The recall drive’s failure was far less surprising than the fact that it was mounted at all. Jansen started gathering signatures slightly more than a year after Barrett won re-election by defeating Ald. Bob Donovan by a 70%-30% margin.

“I have no idea what the premise was behind it,” Donovan said of the recall push, in which he was not involved. “Obviously I disagree with the mayor on a lot of things, but he won the election overwhelmingly.”

Because Barrett won with 110,437 votes in a city of almost 600,000, Jansen said in an interview, the recall leader thought he could find 51,332 people unhappy enough to sign recall petitions, but “to the mayor’s credit, I couldn’t find them. That was an abject failure on my part.” Jansen also said the recall drive “was a lot of work that I was unprepared for.”

Donovan had campaigned heavily on the crime and streetcar issues. Opposition to the streetcar was already a proven losing cause: Donovan and other rail transit critics had fallen short in three previous petition drives targeting the plan.

And Barrett has long enjoyed the advantages of incumbency and of a campaign treasury that has dwarfed the resources of any opponent to date. During the 2016 race, Republican operative Craig Peterson argued those advantages could be overcome by forging a coalition between African-Americans and conservatives, isolating white liberals like Barrett.

That didn’t work for the mayor’s race. Then-Ald. Joe Davis Sr., the leading black candidate, refrained from criticizing Donovan in the primary, then endorsed him in the general election. But Donovan’s history of racially divisive rhetoric guaranteed he wouldn’t win the black vote.

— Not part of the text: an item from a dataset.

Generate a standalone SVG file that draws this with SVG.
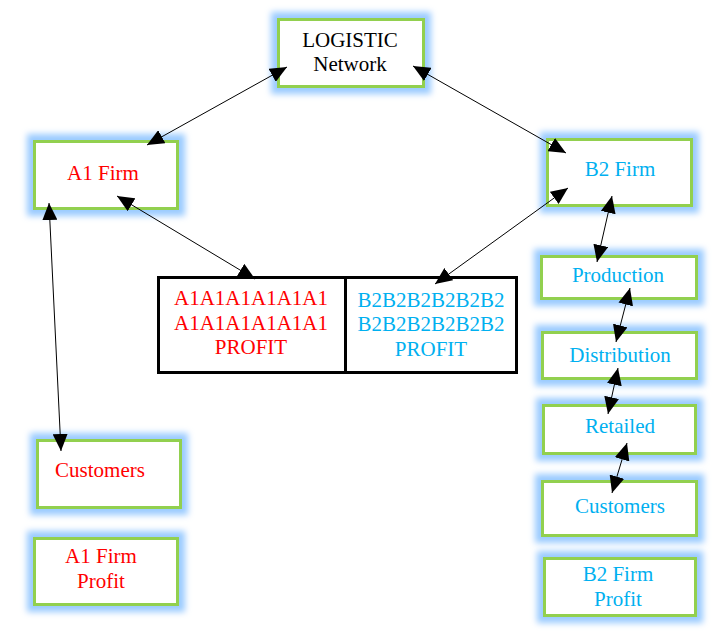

The Common Council’s white conservative bloc then joined forces with African-Americans to elect Ald. Ashanti Hamilton as council president, replacing Ald. Michael Murphy, a frequent Barrett ally. But that has been an uneasy coalition.

A similar dynamic was at work in the recall drive. Peterson has said he didn’t have any role in the effort, but in an interview with Milwaukee Magazine, he said the diverse players opposing Barrett “wanted to meet each other, so I brought them together. … Other than introducing them, they were out there by themselves.”

On the streets, racial tensions swiftly divided the anti-Barrett factions, with white South Siders distrusting black petition circulators, according to a source close to the effort. Asked about that, Jansen responded only that Milwaukee remains a highly segregated city. Peterson conceded “there’s been some difficulty working together, because they’ve never worked together before,” but added “the leaders personally like each other” and “could be a force going forward.”

Donovan has his doubts. “To get a group like the Black Panthers to sit in the same room with some conservative outfit, that’s beyond me,” the veteran South Side alderman said. “Getting those groups together, that’s easier said than done.”

Indeed, some observers suggest the recall drive was less about unity than division. One Democratic strategist speculated conservatives were trying to “sow chaos” and “just make life difficult for Tom Barrett” by splitting his base. The effort forced Barrett to draw up contingency plans, but the mayor was careful not to overreact by launching a massive fundraising push that could have taken money away from Democrats on the 2018 ballot, campaign adviser Patrick Guarasci said.

In the end, says University of Wisconsin-Milwaukee Professor Mordecai Lee, who served with Barrett when both were Democratic state lawmakers, the recall drive didn’t amount to any more than a way for the mayor’s opponents to say, “We still don’t like the guy, even if we’re only 30% of the voters.”